* Description of the task *
Please give back word for word the lines below, from the first one through the one with "import * as".

* Information shown *

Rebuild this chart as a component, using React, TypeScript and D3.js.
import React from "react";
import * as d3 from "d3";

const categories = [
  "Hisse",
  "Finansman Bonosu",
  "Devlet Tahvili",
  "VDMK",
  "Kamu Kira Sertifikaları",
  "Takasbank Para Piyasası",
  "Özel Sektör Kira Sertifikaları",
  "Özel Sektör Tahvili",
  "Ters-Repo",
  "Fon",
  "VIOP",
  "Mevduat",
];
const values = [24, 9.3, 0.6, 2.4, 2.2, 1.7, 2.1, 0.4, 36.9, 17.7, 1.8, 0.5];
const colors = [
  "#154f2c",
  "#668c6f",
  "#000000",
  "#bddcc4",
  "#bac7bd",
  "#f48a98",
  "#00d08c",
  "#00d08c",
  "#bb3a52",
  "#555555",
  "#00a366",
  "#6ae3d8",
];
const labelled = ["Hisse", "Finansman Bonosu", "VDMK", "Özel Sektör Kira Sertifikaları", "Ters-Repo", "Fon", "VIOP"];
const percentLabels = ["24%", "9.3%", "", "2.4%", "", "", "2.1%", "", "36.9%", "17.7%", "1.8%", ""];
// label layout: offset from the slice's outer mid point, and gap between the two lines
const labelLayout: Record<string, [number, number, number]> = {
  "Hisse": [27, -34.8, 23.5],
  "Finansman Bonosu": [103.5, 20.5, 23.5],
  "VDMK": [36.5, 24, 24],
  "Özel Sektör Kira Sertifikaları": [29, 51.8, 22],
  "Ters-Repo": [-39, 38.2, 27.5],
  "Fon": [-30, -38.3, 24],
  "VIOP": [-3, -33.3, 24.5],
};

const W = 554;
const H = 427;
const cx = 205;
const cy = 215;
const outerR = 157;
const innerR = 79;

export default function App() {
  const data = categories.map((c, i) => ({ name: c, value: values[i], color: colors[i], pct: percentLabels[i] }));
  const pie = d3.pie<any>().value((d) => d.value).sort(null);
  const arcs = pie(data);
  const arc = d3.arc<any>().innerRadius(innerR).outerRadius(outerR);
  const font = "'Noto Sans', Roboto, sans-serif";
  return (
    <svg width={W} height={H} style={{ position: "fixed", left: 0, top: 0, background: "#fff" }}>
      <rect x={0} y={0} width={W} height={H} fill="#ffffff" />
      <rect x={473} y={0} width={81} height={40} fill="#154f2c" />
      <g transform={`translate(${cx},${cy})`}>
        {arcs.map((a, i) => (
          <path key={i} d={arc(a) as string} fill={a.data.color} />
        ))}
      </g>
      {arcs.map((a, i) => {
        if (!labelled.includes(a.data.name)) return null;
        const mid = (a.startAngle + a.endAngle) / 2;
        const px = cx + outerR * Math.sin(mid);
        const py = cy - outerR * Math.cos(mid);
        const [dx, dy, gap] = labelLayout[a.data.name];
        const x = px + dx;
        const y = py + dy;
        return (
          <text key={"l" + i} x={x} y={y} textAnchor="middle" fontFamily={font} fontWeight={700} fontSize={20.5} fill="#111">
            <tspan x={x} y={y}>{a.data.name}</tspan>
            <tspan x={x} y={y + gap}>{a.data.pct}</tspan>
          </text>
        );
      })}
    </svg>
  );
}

* Result of this exercise *
Rebuild this chart as a component, using React, TypeScript and D3.js.
import React from "react";
import * as d3 from "d3";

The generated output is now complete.